07-230: The Battle of Quebec (RAW)

The Battle of Quebec

Monday, July 13, 2020

Great Britain participated in many military campaigns in North America prior to the American Revolutionary War of 1776. One of these was the French and Indian War (1754-1763, so-called because both sides had American Indian allies) which was the North American branch of Europe's larger Seven Years' War between Great Britain and her allies on one side, and France and hers on the other.

France had significant holdings in what is now Canada; Quebec is still predominantly a Francophone province. The British also had interests in Canada, in addition to the American colonies. And so colonials on both sides, called "British America" and "New France," battled each other with the assistance of troops from their respective mother countries. The American colonists, of course, mostly considered it their war, with little concern for what was happening in Europe.

A decisive battle in that conflict was the Battle of Quebec, also called the Battle of the Plains of Abraham, which took place on September 13, 1759. It was fought on a plateau on farmland that had once belonged to a farmer named Abraham Martin, just outside the walls of Quebec City. There, a total of roughly 8,000 troops (around 4,400 British, including army and navy, and 3,400 French army) fought at the culmination of a three-month British siege of the city. For such an important battle, it was surprisingly short: about an hour.
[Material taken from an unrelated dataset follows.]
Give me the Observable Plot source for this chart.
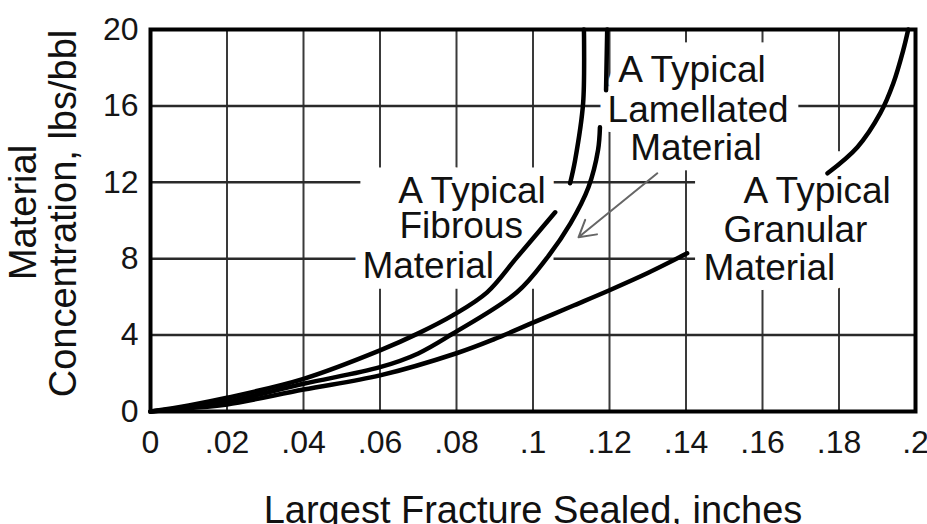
<!DOCTYPE html>
<html>
<head>
<meta charset="utf-8">
<script src="https://cdn.jsdelivr.net/npm/d3@7"></script>
<script src="https://cdn.jsdelivr.net/npm/@observablehq/plot@0.6"></script>
<style>
  html, body { margin: 0; padding: 0; background: #fff; }
</style>
</head>
<body>
<div id="chart"></div>
<script>
// ---- Axis ticks ----
const xTicks = [0, 0.02, 0.04, 0.06, 0.08, 0.1, 0.12, 0.14, 0.16, 0.18, 0.2];
const xTickLabels = ["0", ".02", ".04", ".06", ".08", ".1", ".12", ".14", ".16", ".18", ".2"];
const yTicks = [0, 4, 8, 12, 16, 20];

const xTitle = "Largest Fracture Sealed, inches";
const yTitleLines = ["Material", "Concentration, lbs/bbl"];

// ---- Curves (null = break in the printed curve) ----
const fibrousX = [0, 0.01, 0.02, 0.04, 0.06, 0.07, 0.079, 0.088, 0.0958, 0.1058, null, 0.1097, 0.111, 0.1131, 0.1133];
const fibrousY = [0, 0.32, 0.72, 1.71, 3.2, 4.09, 5.03, 6.24, 8.07, 10.43, null, 11.95, 13.15, 16.14, 20];

const lamellatedX = [0, 0.01, 0.02, 0.04, 0.06, 0.07, 0.079, 0.0958, 0.1035, 0.1098, 0.1145, 0.117, 0.1175, null, 0.1191, 0.1194];
const lamellatedY = [0, 0.24, 0.52, 1.45, 2.32, 3.04, 4.07, 6.24, 8.0, 9.85, 11.74, 13.68, 14.88, null, 16.82, 20];

const granularX = [0, 0.01, 0.02, 0.04, 0.06, 0.08, 0.09, 0.1, 0.11, 0.12, 0.13, 0.1403, null, 0.177, 0.1848, 0.1908, 0.1942, 0.1968, 0.1981];
const granularY = [0, 0.17, 0.37, 1.15, 1.89, 3.05, 3.8, 4.65, 5.5, 6.35, 7.25, 8.28, null, 12.47, 13.84, 15.62, 17.19, 18.92, 20];

// ---- Annotations (data coordinates, baseline of each line) ----
const labelText = ["A Typical", "Fibrous", "Material",
                   "A Typical", "Lamellated", "Material",
                   "A Typical", "Granular", "Material"];
const labelX = [0.0648, 0.0651, 0.0554,
                0.1223, 0.1195, 0.1254,
                0.155, 0.1498, 0.1446];
const labelY = [10.9, 9.07, 6.97,
                17.24, 15.15, 13.16,
                10.9, 8.86, 6.87];

// white panels printed behind each label block (data units)
const boxX1 = [0.055, 0.1215, 0.1425];
const boxX2 = [0.1055, 0.1695, 0.2];
const boxY1 = [6.4, 12.6, 6.45];
const boxY2 = [12.75, 19.3, 13.6];

const arrowFrom = [0.1325, 12.47];
const arrowTo = [0.1119, 9.12];

// ---- Build tables ----
const rows = (name, xs, ys) => xs.map((x, i) => ({series: name, x: x == null ? NaN : x, y: ys[i] == null ? NaN : ys[i]}));
const curves = [
  ...rows("Fibrous", fibrousX, fibrousY),
  ...rows("Lamellated", lamellatedX, lamellatedY),
  ...rows("Granular", granularX, granularY)
];
const labels = labelText.map((t, i) => ({text: t, x: labelX[i], y: labelY[i]}));
const boxes = boxX1.map((x1, i) => ({x1, x2: boxX2[i], y1: boxY1[i], y2: boxY2[i]}));
const arrows = [{x1: arrowFrom[0], y1: arrowFrom[1], x2: arrowTo[0], y2: arrowTo[1]}];

const fmtX = d => {
  const i = xTicks.findIndex(t => Math.abs(t - d) < 1e-9);
  return i >= 0 ? xTickLabels[i] : "";
};

const FONT = "'Liberation Sans', Arial, Helvetica, sans-serif";

const chart = Plot.plot({
  width: 927,
  height: 524,
  marginLeft: 150,
  marginRight: 12,
  marginTop: 29,
  marginBottom: 113,
  style: {fontFamily: FONT, fontSize: "32px", color: "#151515", background: "#fff", overflow: "visible"},
  x: {domain: [0, 0.2], ticks: xTicks, tickFormat: fmtX, tickSize: 0, tickPadding: 19, label: null},
  y: {domain: [0, 20], ticks: yTicks, tickSize: 0, tickPadding: 12, label: null},
  marks: [
    Plot.gridX(xTicks, {stroke: "#3a3a3a", strokeOpacity: 1, strokeWidth: 2}),
    Plot.gridY(yTicks, {stroke: "#2a2a2a", strokeOpacity: 1, strokeWidth: 2.5}),
    // white label backgrounds that interrupt the grid
    Plot.rect(boxes, {x1: "x1", x2: "x2", y1: "y1", y2: "y2", fill: "white"}),
    Plot.text(labels, {x: "x", y: "y", text: "text", textAnchor: "start", lineAnchor: "bottom",
      fontSize: 37, fill: "white", stroke: "white", strokeWidth: 20, strokeLinejoin: "round"}),
    Plot.frame({stroke: "#000", strokeWidth: 4}),
    Plot.line(curves, {x: "x", y: "y", z: "series", stroke: "#000", strokeWidth: 4.5, curve: "catmull-rom"}),
    Plot.arrow(arrows, {x1: "x1", y1: "y1", x2: "x2", y2: "y2", stroke: "#666", strokeWidth: 2, headLength: 14, bend: 0}),
    Plot.text(labels, {x: "x", y: "y", text: "text", textAnchor: "start", lineAnchor: "bottom",
      fontSize: 37, fill: "#111"}),
    // axis titles
    Plot.text([xTitle], {frameAnchor: "bottom", dy: 111, textAnchor: "middle", lineAnchor: "bottom", fontSize: 38, fill: "#111"}),
    Plot.text([yTitleLines[0]], {frameAnchor: "left", dx: -127, dy: -8, rotate: -90, textAnchor: "middle", lineAnchor: "middle", fontSize: 38, fill: "#111"}),
    Plot.text([yTitleLines[1]], {frameAnchor: "left", dx: -87, dy: -7, rotate: -90, textAnchor: "middle", lineAnchor: "middle", fontSize: 38, fill: "#111"})
  ]
});

document.getElementById("chart").appendChild(chart);
</script>
</body>
</html>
The leaders on both sides--the British General James Wolfe and the French General Louis-Joseph, Marquis de Montcalm--died of mortal wounds. Wolfe was shot three times and died shortly after the battle began; Montcalm died the next morning from a single wound.

The battle led to a French evacuation of the city. The tried to retake the city the following spring, at one point forcing the British to retreat inside the city's walls. But they never succeeded in retaking it, and in the 1763 Treaty of Paris--which concluded the Seven Years' War--most of eastern North America was ceded to Great Britain.

This victory of the British over the French was just one of many that caused the British to call 1759 the "Annus Mirabilis"--the "miraculous year."